1832: He writes “Stello” which is a series of dialogues between Doctor Noir, representing Vigny’s intellect and Stello representing the poet’s desire for an active role in the public arena. 

1833: His comedy “Quitte Pour la Peur” (Leave for Fear) is first performed.

1835: He takes the part of “Stello” dealing with the suicide of Thomas Chatterton and expands it into a drama in three acts called “Chatterton”. He makes great play of the nobility and suffering of a misunderstood genius in a modern materialistic society and it is seen as one of the best Romantic dramas. Marie Dorval plays Kitty Bell in the first performance. He also writes the novel “Servitude et Grandeur Militaires” (The Military Necessity) which deals with the suffering of soldiers. 

1838: His relationship with Marie Dorval, which was plagued with jealousy when he even accused her of having an affair with George Sand, comes to an end. At the death of his mother he inherits the country house Maine-Giraud, near Angoulême and he retires there rarely going out, which leads to the famous expression by Sainte-Beuve describing him as retreating to an “ivory tower”. He writes the poems “La Mort du Loup” (The Death of the Wolf) and “La Maison du Berger” (The Shepherds Hut). Always interested in philosophy he begin writing a series of “Poèmes Philosophiques” which are not published until 1867, after his death, as “Les Destinées, Le Journal d’un Poète”.

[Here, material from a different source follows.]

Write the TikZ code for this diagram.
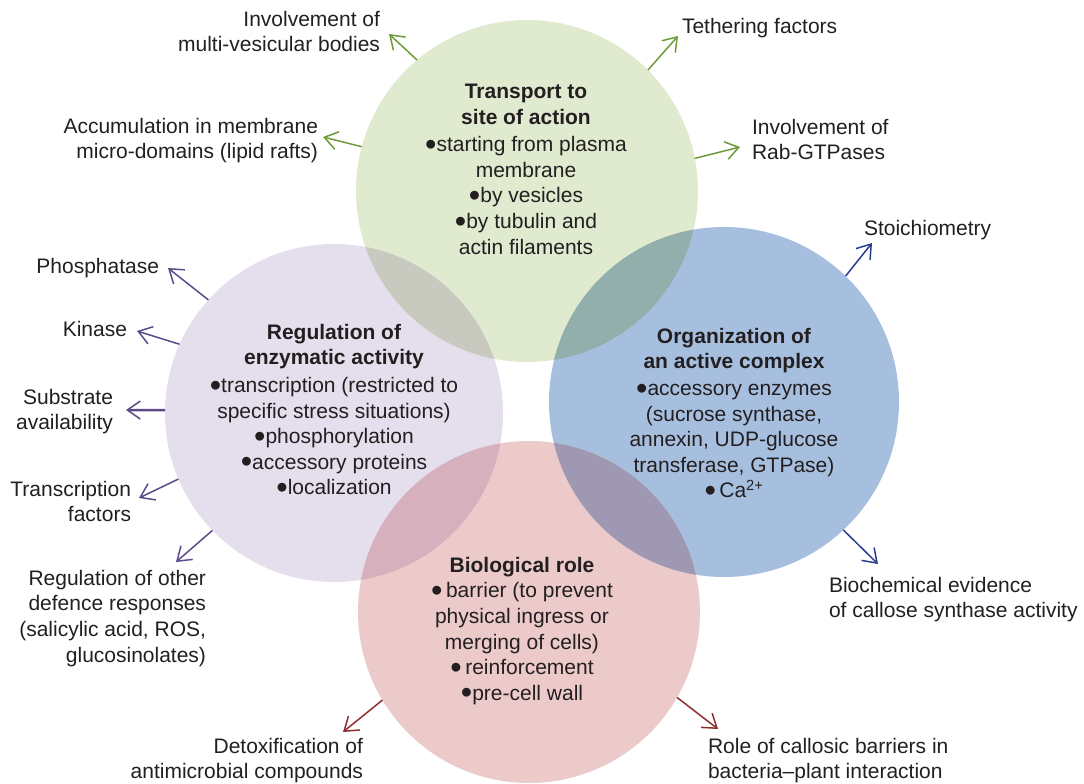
\documentclass[tikz,border=0pt]{standalone}
\usepackage{fontspec}
\setmainfont{Liberation Sans}
\usetikzlibrary{arrows.meta}

% disc fills
\definecolor{fgreen}{HTML}{E0EACF}
\definecolor{fpurple}{HTML}{E5DEEC}
\definecolor{fblue}{HTML}{A7BFDF}
\definecolor{fred}{HTML}{EDCACA}
% overlap fills
\definecolor{ogp}{HTML}{C8CAC0}
\definecolor{ogb}{HTML}{93AFAC}
\definecolor{opr}{HTML}{D6B1BD}
\definecolor{obr}{HTML}{9E98B2}
% connector colours
\definecolor{lgreen}{HTML}{6E9B3A}
\definecolor{lpurple}{HTML}{5C4A8B}
\definecolor{lblue}{HTML}{263F92}
\definecolor{lred}{HTML}{8F2E30}
\definecolor{ink}{HTML}{231F20}

% large round bullet
\newcommand{\bigdot}{\raisebox{-3.6pt}{\scalebox{1.55}{•}}}

\begin{document}
\begin{tikzpicture}[x=1pt,y=-1pt,
  font=\fontsize{21}{25.6}\selectfont,
  disc/.style={circle,inner sep=0pt,outer sep=0pt},
  txt/.style={inner sep=0pt,outer sep=0pt,text=ink},
  arr/.style={line width=1.5pt,-{Straight Barb[length=13pt,width=18pt,line width=1.5pt]}},
  ]
\useasboundingbox (0,0) rectangle (1084,784);

% the four discs
\node[disc,fill=fgreen,minimum size=342pt]  (tr)  at (527,191) {};
\node[disc,fill=fpurple,minimum size=338pt] (rg)  at (334,413) {};
\node[disc,fill=fblue,minimum size=350pt]   (oc)  at (724,402) {};
\node[disc,fill=fred,minimum size=342pt]    (bio) at (529,612) {};

% pairwise overlaps
\begin{scope}
  \clip (527,191) circle (171);
  \fill[ogp] (334,413) circle (169);
  \fill[ogb] (724,402) circle (175);
\end{scope}
\begin{scope}
  \clip (529,612) circle (171);
  \fill[opr] (334,413) circle (169);
  \fill[obr] (724,402) circle (175);
\end{scope}

% texts inside the discs
\node[txt,align=center,anchor=north] (trtext) at (526,84)
  {\textbf{Transport to}\\\textbf{site of action}\\[2pt]
   \bigdot starting from plasma\\membrane\\\bigdot by vesicles\\\bigdot by tubulin and\\actin filaments};
\node[txt,align=center,anchor=north] (rgtext) at (334,324)
  {\textbf{Regulation of}\\\textbf{enzymatic activity}\\[2pt]
   \bigdot transcription (restricted to\\specific stress situations)\\\bigdot phosphorylation\\
   \bigdot accessory proteins\\\bigdot localization};
\node[txt,align=center,anchor=north] (octext) at (734,328)
  {\textbf{Organization of}\\\textbf{an active complex}\\[1pt]
   \bigdot accessory enzymes\\(sucrose synthase,\\annexin, UDP-glucose\\
   transferase, GTPase)\\\bigdot\,Ca\textsuperscript{2+}};
\node[txt,align=center,anchor=north] (biotext) at (522,557)
  {\textbf{Biological role}\\
   \bigdot\,barrier (to prevent\\physical ingress or\\merging of cells)\\
   \bigdot\,reinforcement\\\bigdot pre-cell wall};

% outer labels
\node[txt,align=right,anchor=north east] (l1) at (380,11) {Involvement of\\multi-vesicular bodies};
\node[txt,align=right,anchor=north east] (l2) at (318,118) {Accumulation in membrane\\micro-domains (lipid rafts)};
\node[txt,align=left,anchor=north west] (l3) at (682,18) {Tethering factors};
\node[txt,align=left,anchor=north west] (l4) at (752,119) {Involvement of\\Rab-GTPases};
\node[txt,align=right,anchor=north east] (l5) at (159,258) {Phosphatase};
\node[txt,align=right,anchor=north east] (l6) at (127,321) {Kinase};
\node[txt,align=right,anchor=north east] (l7) at (113,389) {Substrate\\availability};
\node[txt,align=right,anchor=north east] (l8) at (131,481) {Transcription\\factors};
\node[txt,align=right,anchor=north east] (l9) at (206,570) {Regulation of other\\defence responses\\(salicylic acid, ROS,\\glucosinolates)};
\node[txt,align=right,anchor=north east] (l10) at (363,738) {Detoxification of\\antimicrobial compounds};
\node[txt,align=left,anchor=north west] (l11) at (708,738) {Role of callosic barriers in\\bacteria–plant interaction};
\node[txt,align=left,anchor=north west] (l12) at (864,220) {Stoichiometry};
\node[txt,align=left,anchor=north west] (l13) at (829,577) {Biochemical evidence\\of callose synthase activity};

% arrow tips
\coordinate (t1) at (389,34);
\coordinate (t2) at (323,137);
\coordinate (t3) at (678,36);
\coordinate (t4) at (740,147);
\coordinate (t5) at (168,268);
\coordinate (t6) at (137,331);
\coordinate (t7) at (126,410);
\coordinate (t8) at (139,498);
\coordinate (t9) at (176,562);
\coordinate (t10) at (343,732);
\coordinate (t11) at (718,729);
\coordinate (t12) at (872,243);
\coordinate (t13) at (878,564);

% connectors
\draw[arr,lgreen] (tr.130.4) -- (t1);
\draw[arr,lgreen] (tr.165.3) -- (t2);
\draw[arr,lgreen] (tr.45.9) -- (t3);
\draw[arr,lgreen] (tr.11.3) -- (t4);
\draw[arr,lpurple] (rg.138.5) -- (t5);
\draw[arr,lpurple] (rg.156.2) -- (t6);
\draw[arr,lpurple,line width=2.5pt] (rg.179) -- (t7);
\draw[arr,lpurple] (rg.203.4) -- (t8);
\draw[arr,lpurple] (rg.224.1) -- (t9);
\draw[arr,lred] (bio.211.3) -- (t10);
\draw[arr,lred] (bio.-30) -- (t11);
\draw[arr,lblue] (oc.46.7) -- (t12);
\draw[arr,lblue] (oc.-47) -- (t13);
\end{tikzpicture}
\end{document}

1841: He stands as a candidate for the Academie Francaise but is rejected and only elected in 1845. 

1848: He had at first welcomed the Second French Republic but then rejects it in favour of Louis Napoleon, later Emperor Napoleon the Third and becomes enthusiastic in outing liberal republicans.

1862: His wife, Lydia, finally dies.

Alfred-Victor, Count de Vigny died of stomach cancer on 17th September 1863 in Paris, France after much suffering. He was buried beside his wife in the Cimitiere de Montmartre in Paris. Several of his works were published posthumously including “Daphné”, and “Mémoires Inédits”.